(Request) Gather up all lines that carry the word "code".

(Records shown)
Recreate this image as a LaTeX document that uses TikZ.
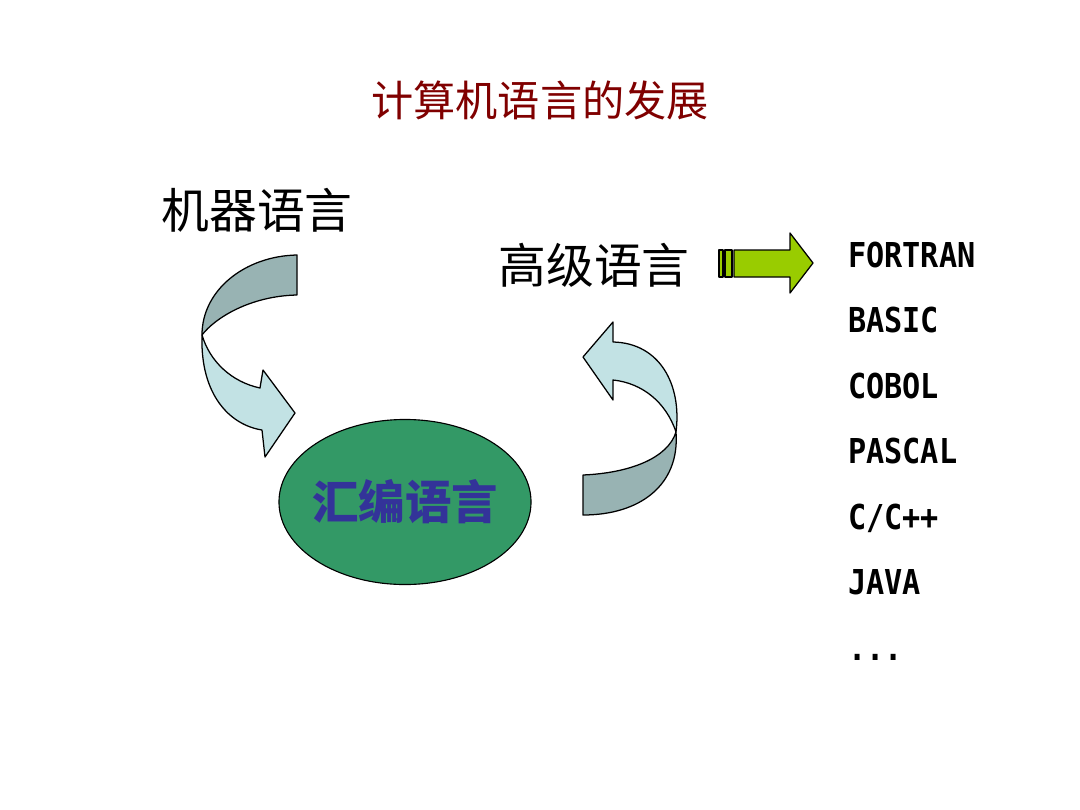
==
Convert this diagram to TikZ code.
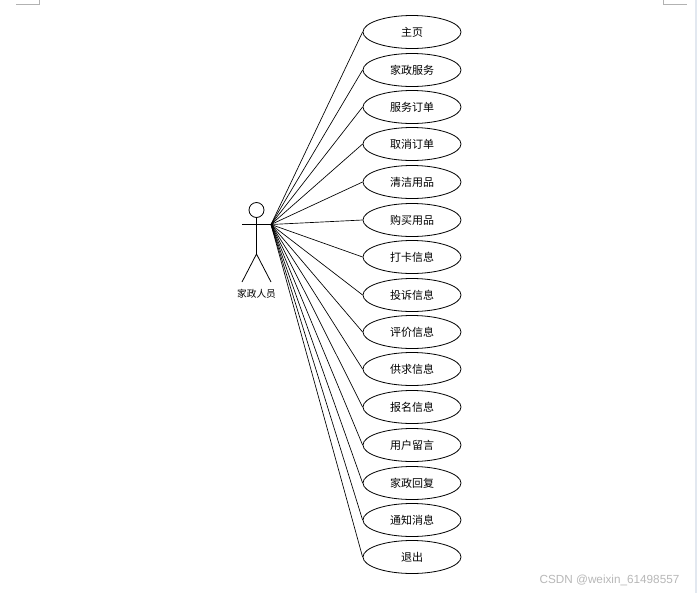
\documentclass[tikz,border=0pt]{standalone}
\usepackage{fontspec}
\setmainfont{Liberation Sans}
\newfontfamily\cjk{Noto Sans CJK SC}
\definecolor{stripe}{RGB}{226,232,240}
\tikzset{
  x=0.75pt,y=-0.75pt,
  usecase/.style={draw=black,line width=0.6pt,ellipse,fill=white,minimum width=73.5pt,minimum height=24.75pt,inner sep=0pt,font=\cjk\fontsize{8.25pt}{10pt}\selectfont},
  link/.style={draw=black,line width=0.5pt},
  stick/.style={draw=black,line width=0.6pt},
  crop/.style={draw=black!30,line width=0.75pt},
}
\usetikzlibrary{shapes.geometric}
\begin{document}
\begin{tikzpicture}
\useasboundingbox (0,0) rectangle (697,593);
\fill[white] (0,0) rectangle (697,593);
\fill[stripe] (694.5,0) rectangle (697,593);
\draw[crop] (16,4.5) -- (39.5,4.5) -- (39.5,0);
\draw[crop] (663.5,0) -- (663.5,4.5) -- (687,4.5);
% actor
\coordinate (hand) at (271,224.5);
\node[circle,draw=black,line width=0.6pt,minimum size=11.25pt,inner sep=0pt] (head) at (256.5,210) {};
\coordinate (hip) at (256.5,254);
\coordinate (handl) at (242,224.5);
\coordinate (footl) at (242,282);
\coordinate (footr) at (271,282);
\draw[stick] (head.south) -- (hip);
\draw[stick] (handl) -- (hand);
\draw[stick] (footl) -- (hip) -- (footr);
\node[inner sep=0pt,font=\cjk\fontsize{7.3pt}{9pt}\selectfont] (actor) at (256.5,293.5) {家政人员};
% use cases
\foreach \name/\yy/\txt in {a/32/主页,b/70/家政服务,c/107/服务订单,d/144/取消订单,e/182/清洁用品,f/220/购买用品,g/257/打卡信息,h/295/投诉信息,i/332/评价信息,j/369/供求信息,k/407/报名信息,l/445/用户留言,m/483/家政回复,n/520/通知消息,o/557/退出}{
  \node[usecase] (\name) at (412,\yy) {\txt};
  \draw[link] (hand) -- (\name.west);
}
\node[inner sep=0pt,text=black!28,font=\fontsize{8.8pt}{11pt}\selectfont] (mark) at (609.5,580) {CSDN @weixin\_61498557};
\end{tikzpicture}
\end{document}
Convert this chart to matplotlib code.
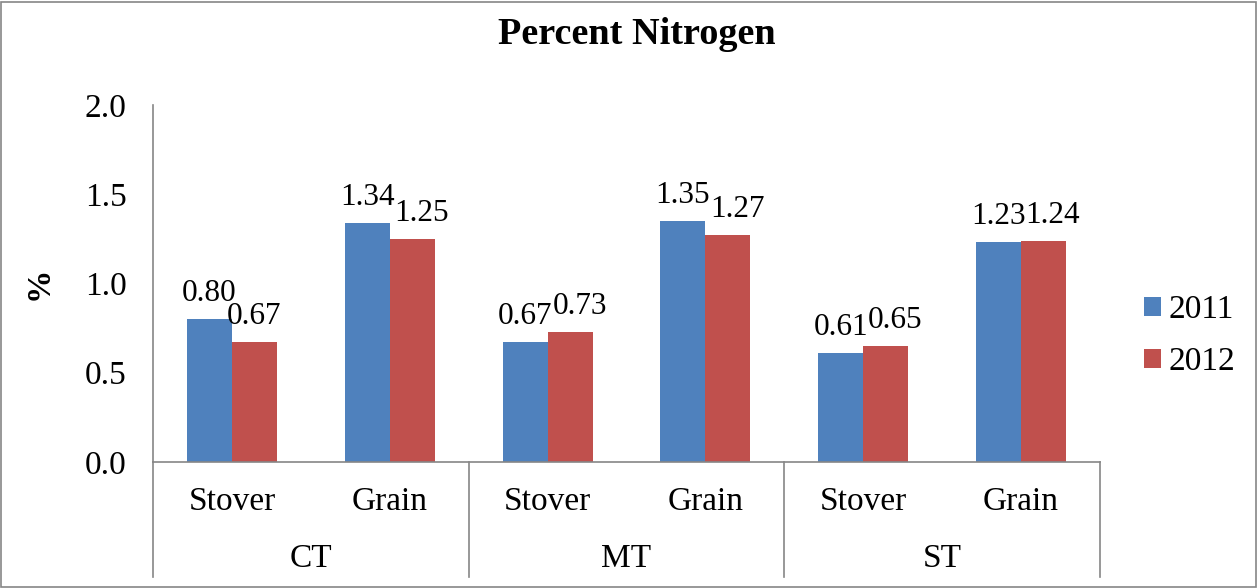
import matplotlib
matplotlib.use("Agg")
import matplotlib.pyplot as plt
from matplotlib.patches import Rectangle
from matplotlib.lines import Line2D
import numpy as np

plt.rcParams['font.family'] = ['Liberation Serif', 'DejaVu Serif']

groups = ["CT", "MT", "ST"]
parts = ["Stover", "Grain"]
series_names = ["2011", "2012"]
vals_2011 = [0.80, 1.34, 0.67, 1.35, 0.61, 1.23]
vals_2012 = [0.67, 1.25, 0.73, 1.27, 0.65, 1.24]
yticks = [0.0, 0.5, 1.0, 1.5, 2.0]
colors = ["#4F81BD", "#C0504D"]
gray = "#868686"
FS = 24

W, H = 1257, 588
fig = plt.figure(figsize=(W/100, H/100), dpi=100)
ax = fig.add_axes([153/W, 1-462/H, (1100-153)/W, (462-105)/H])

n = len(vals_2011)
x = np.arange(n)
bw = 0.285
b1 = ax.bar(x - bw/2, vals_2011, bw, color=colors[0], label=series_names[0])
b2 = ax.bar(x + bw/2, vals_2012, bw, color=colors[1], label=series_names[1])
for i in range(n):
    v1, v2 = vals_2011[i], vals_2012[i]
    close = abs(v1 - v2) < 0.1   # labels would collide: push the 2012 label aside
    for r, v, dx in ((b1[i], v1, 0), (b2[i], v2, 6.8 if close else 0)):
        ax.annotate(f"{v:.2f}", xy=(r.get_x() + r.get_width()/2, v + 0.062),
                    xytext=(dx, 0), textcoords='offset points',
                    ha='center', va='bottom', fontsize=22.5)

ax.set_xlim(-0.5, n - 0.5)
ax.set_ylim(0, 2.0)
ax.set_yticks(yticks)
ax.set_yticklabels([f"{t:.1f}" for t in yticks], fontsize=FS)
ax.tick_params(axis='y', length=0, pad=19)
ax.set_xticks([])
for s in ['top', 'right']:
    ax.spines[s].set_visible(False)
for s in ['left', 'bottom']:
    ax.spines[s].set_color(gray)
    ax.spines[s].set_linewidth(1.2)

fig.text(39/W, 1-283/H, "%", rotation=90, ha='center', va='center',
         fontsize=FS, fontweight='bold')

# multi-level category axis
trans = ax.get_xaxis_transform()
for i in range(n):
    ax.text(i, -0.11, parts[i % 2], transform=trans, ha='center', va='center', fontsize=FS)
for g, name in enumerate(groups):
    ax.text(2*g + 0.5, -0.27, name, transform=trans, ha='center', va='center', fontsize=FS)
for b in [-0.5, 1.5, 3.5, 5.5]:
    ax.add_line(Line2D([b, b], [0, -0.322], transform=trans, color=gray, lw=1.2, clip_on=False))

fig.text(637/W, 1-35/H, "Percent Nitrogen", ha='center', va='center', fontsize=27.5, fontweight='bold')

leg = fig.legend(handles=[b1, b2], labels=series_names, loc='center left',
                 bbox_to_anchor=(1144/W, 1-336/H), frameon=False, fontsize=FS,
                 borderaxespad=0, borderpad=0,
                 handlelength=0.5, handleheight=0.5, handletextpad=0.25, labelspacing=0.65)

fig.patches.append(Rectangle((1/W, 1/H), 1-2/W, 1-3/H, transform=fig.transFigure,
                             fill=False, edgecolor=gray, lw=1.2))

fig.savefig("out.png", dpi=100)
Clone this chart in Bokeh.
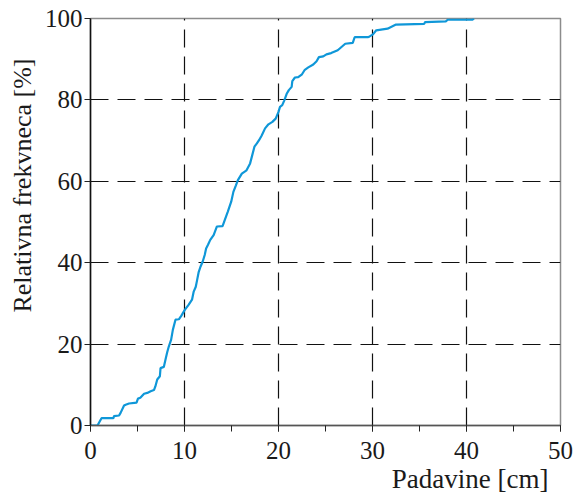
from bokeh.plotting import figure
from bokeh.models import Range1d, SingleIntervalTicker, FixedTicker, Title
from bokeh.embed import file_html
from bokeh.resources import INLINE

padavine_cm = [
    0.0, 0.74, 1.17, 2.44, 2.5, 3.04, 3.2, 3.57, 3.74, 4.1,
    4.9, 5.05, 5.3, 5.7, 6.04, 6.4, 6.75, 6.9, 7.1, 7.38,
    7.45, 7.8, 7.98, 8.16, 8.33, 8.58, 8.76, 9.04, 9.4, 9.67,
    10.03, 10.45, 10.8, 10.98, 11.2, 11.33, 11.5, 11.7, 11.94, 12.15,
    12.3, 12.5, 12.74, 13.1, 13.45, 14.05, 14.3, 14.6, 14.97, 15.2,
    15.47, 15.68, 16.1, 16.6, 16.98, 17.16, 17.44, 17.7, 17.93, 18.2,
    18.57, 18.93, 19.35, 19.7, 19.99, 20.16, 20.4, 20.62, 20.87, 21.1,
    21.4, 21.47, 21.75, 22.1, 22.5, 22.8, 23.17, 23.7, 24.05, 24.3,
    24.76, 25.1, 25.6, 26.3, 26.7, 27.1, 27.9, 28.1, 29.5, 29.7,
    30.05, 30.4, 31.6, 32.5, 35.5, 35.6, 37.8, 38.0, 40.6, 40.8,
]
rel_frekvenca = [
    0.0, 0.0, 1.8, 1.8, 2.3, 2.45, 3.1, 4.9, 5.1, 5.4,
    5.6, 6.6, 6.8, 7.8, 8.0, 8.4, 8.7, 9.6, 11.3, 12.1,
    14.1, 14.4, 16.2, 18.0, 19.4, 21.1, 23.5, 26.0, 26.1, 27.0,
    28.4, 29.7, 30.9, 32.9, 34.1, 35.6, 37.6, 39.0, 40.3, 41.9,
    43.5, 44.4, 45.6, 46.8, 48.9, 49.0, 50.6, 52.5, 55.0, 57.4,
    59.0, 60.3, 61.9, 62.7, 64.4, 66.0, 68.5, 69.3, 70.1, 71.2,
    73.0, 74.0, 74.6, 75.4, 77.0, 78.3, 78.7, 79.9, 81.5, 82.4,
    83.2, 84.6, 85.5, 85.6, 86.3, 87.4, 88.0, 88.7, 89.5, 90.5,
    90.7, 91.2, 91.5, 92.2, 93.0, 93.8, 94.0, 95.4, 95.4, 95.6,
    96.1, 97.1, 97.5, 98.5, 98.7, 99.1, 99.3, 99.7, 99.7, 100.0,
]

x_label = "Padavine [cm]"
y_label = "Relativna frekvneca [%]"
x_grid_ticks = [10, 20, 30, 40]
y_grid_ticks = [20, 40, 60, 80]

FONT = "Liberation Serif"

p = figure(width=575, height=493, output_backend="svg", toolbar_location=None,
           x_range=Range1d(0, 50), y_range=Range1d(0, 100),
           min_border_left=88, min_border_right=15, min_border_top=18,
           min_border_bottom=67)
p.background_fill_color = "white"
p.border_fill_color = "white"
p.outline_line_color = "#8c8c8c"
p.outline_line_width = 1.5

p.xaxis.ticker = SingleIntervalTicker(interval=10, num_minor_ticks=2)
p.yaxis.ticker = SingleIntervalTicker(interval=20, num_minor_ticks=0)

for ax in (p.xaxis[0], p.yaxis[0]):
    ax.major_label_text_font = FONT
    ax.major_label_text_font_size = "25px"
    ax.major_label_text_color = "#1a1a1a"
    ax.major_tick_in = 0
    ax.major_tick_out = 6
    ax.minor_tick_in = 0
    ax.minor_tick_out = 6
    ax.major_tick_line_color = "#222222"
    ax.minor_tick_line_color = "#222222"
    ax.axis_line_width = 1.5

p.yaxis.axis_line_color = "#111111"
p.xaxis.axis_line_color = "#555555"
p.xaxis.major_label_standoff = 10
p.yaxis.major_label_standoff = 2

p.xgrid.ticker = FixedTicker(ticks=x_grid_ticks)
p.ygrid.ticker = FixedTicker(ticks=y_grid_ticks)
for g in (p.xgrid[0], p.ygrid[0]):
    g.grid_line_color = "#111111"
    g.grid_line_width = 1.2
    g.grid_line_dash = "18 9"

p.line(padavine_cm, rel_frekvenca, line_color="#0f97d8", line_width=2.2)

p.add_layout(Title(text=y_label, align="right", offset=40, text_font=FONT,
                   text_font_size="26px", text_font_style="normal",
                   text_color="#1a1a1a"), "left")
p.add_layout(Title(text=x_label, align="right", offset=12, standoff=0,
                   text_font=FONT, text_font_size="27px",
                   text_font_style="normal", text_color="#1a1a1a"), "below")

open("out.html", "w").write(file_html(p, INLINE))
---
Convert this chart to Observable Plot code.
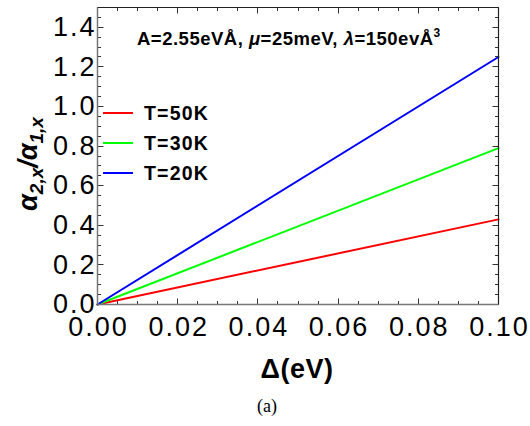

(Result for this exercise)
Convert this diagram to TikZ code.
Convert this chart to matplotlib code.
Convert this chart to Observable Plot code.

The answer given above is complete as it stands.